▶ _SHORT TASK_
Quote exactly the lines between the line containing "Generate a web" and the line containing "const cellColor = '#1e1e1e';", counting those two lines as part of the range. Leave the rest out.

__________

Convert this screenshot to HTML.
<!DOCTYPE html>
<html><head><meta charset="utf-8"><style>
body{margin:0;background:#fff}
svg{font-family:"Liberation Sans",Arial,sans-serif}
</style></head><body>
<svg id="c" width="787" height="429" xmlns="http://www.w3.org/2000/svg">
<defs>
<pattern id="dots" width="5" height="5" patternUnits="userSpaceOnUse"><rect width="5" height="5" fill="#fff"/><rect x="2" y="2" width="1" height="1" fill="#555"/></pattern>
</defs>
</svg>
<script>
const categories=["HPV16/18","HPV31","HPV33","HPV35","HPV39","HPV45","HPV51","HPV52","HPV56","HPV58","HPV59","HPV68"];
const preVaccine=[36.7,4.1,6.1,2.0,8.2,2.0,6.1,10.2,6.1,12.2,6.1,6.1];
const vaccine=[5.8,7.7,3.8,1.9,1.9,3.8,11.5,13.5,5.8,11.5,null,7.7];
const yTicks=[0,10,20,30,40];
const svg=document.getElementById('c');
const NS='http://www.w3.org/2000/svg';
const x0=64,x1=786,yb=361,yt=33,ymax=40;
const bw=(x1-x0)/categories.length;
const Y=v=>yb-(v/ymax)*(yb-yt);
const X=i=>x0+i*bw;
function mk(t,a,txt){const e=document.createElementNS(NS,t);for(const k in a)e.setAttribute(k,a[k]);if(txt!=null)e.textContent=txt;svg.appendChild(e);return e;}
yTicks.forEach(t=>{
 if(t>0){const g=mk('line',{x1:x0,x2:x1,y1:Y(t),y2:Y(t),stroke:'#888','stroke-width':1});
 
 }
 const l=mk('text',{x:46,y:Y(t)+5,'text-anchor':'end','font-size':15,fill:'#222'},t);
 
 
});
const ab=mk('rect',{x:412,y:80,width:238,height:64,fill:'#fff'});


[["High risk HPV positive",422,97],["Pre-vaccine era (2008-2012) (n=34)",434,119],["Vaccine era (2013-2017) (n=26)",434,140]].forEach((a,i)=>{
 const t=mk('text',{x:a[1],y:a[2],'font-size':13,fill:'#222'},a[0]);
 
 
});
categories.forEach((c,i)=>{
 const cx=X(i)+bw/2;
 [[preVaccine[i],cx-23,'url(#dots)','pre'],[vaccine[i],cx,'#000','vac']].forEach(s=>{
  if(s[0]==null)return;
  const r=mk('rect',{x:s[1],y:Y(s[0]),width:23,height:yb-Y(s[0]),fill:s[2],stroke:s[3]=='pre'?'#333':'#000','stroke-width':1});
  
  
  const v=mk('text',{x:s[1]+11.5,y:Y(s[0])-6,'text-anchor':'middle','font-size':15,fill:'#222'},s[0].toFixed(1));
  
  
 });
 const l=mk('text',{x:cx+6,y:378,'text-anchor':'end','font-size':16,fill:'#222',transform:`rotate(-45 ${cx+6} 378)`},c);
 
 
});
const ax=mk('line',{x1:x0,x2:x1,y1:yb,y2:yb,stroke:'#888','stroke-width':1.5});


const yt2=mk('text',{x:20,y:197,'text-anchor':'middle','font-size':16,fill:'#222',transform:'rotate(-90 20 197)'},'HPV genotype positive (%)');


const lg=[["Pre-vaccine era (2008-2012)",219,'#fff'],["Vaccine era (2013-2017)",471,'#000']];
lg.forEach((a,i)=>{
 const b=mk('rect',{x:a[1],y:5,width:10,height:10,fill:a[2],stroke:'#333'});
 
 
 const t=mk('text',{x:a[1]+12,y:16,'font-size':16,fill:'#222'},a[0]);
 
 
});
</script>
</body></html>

__________

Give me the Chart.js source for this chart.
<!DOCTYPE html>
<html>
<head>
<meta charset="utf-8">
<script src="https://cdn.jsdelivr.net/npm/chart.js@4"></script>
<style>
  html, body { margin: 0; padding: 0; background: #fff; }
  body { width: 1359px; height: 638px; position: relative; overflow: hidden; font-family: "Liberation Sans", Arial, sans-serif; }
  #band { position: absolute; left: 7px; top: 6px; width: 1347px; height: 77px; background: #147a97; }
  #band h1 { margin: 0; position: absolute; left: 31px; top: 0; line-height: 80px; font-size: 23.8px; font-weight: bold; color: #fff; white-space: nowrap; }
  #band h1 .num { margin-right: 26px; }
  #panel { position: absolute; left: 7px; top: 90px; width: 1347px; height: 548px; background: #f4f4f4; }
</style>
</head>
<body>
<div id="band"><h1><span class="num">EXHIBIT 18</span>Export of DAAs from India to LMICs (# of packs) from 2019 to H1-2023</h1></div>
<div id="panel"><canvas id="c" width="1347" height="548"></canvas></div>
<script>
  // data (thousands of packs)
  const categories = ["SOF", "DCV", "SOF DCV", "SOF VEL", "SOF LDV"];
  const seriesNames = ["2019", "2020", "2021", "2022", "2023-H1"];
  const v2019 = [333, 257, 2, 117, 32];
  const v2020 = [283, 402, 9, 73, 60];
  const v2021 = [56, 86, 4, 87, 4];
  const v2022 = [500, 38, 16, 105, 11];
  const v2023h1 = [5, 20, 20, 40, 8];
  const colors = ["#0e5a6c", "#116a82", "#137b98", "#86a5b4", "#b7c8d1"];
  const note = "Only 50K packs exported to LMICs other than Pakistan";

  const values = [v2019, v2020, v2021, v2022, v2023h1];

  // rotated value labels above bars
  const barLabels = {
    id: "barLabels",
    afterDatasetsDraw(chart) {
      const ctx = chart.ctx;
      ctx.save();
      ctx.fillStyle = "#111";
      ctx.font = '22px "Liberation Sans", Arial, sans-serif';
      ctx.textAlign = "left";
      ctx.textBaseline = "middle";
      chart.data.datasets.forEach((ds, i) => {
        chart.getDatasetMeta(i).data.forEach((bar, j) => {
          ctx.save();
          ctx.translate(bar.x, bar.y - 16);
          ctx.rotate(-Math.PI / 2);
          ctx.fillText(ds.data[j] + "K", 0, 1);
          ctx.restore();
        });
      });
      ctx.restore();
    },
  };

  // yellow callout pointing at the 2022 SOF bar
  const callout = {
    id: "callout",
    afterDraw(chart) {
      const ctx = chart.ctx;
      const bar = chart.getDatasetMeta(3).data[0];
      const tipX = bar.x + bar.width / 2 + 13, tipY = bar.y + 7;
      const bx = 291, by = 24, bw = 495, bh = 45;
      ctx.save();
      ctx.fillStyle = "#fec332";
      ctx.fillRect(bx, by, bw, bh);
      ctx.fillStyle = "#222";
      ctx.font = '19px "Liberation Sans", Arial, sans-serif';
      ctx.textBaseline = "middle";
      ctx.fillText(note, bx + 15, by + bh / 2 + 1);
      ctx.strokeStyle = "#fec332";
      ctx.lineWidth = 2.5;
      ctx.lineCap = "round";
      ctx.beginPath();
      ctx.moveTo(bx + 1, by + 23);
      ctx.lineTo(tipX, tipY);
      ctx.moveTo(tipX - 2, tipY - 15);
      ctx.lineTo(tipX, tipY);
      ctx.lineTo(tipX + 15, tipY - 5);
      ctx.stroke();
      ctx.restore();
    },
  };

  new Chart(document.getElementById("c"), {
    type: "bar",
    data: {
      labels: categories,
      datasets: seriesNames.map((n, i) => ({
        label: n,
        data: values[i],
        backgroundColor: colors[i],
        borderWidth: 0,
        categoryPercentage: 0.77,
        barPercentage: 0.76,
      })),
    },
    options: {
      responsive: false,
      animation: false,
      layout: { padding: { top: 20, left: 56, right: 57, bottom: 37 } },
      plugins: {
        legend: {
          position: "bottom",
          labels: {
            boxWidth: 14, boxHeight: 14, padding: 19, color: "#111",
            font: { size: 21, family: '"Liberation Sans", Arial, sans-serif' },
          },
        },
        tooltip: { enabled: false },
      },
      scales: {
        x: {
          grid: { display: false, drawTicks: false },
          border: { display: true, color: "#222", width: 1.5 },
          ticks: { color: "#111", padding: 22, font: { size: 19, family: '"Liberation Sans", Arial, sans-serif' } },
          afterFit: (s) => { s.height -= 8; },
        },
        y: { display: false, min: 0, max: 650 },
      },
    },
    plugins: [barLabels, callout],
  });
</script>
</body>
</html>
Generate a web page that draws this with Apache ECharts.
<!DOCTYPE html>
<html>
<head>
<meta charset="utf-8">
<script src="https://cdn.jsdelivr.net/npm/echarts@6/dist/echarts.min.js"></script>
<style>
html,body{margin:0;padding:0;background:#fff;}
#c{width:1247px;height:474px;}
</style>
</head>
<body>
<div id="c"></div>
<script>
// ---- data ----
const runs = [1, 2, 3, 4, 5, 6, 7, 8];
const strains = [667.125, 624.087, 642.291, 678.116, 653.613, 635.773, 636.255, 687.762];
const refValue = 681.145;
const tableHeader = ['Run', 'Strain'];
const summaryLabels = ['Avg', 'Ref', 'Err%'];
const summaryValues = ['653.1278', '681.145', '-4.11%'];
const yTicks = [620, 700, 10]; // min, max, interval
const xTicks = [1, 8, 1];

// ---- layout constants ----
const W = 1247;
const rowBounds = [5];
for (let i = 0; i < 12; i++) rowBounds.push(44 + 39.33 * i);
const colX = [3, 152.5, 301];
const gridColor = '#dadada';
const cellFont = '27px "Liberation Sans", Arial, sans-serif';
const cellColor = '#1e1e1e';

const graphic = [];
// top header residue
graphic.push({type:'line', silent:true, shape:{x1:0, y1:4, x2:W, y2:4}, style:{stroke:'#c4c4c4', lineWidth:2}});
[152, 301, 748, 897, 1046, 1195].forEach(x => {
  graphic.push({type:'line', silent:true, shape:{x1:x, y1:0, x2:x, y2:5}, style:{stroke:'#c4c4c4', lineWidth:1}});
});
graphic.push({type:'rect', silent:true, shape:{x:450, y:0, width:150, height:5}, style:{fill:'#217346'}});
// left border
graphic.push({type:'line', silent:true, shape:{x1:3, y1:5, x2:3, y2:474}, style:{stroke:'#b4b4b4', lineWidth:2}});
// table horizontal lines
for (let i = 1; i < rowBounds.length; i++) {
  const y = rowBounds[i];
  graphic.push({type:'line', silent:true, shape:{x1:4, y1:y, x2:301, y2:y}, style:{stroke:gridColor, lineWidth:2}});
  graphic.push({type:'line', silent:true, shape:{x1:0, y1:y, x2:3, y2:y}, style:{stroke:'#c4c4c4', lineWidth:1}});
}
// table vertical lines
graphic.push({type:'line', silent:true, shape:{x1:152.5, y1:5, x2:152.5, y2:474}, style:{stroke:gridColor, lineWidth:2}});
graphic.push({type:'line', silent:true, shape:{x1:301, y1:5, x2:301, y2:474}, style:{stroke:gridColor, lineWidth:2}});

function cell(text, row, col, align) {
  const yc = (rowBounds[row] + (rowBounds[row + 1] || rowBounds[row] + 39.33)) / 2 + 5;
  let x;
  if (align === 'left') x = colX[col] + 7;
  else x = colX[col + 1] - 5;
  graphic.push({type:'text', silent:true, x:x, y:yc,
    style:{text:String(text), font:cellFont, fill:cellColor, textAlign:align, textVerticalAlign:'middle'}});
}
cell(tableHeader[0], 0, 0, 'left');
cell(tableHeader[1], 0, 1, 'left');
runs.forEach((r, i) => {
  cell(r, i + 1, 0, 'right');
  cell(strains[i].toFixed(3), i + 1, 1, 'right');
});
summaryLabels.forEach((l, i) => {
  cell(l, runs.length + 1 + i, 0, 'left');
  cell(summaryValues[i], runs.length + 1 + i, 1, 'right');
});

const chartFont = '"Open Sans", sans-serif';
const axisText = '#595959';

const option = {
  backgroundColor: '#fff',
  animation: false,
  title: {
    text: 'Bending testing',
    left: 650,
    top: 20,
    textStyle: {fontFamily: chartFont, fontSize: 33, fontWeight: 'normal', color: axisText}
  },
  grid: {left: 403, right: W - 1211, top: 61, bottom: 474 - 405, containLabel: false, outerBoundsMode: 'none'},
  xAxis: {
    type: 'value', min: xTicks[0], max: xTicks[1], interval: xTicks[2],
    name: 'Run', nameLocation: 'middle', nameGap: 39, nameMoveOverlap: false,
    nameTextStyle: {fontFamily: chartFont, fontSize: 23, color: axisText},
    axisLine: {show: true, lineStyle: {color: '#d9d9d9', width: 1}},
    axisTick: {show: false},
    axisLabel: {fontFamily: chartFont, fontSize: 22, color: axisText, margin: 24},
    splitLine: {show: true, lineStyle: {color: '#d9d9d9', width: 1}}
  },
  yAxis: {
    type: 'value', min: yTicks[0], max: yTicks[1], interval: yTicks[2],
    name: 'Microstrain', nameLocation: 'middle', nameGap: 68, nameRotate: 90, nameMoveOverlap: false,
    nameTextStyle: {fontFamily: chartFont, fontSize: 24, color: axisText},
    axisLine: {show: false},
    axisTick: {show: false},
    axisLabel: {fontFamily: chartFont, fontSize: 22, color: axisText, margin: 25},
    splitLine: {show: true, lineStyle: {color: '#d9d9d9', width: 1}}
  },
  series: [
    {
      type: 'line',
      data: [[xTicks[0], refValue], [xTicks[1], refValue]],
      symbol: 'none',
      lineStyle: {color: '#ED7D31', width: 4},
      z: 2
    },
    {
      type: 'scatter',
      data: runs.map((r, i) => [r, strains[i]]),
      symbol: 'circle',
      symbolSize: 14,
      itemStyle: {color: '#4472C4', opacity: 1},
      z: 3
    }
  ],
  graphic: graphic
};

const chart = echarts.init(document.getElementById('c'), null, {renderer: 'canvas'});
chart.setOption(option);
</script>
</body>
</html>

__________

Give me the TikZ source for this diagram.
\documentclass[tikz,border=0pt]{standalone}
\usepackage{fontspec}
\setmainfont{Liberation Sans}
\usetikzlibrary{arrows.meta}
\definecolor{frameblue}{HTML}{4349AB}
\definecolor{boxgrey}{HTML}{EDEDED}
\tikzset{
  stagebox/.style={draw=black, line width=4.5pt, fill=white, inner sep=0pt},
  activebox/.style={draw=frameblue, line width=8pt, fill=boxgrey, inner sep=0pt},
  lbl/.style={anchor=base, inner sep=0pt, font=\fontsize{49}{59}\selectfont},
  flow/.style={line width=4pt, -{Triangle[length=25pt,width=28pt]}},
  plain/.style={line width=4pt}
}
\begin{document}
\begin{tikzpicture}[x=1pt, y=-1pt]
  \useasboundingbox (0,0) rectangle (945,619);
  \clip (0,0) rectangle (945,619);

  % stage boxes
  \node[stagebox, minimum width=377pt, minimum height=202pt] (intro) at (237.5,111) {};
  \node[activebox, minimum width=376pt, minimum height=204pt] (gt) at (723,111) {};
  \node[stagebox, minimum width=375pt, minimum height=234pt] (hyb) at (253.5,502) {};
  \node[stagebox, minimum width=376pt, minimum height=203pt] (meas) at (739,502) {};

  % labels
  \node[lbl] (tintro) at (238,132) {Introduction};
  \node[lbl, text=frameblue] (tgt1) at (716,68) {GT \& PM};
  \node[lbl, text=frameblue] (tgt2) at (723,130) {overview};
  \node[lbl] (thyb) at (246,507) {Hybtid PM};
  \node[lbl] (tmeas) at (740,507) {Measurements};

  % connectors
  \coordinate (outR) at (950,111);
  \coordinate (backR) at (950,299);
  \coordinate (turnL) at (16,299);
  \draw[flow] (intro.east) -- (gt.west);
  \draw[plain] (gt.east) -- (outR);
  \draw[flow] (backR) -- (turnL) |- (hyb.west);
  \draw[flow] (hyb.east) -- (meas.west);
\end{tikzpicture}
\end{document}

__________

▶ _CORRECT ANSWER_
Generate a web page that draws this with Apache ECharts.
<!DOCTYPE html>
<html>
<head>
<meta charset="utf-8">
<script src="https://cdn.jsdelivr.net/npm/echarts@6/dist/echarts.min.js"></script>
<style>
html,body{margin:0;padding:0;background:#fff;}
#c{width:1247px;height:474px;}
</style>
</head>
<body>
<div id="c"></div>
<script>
// ---- data ----
const runs = [1, 2, 3, 4, 5, 6, 7, 8];
const strains = [667.125, 624.087, 642.291, 678.116, 653.613, 635.773, 636.255, 687.762];
const refValue = 681.145;
const tableHeader = ['Run', 'Strain'];
const summaryLabels = ['Avg', 'Ref', 'Err%'];
const summaryValues = ['653.1278', '681.145', '-4.11%'];
const yTicks = [620, 700, 10]; // min, max, interval
const xTicks = [1, 8, 1];

// ---- layout constants ----
const W = 1247;
const rowBounds = [5];
for (let i = 0; i < 12; i++) rowBounds.push(44 + 39.33 * i);
const colX = [3, 152.5, 301];
const gridColor = '#dadada';
const cellFont = '27px "Liberation Sans", Arial, sans-serif';
const cellColor = '#1e1e1e';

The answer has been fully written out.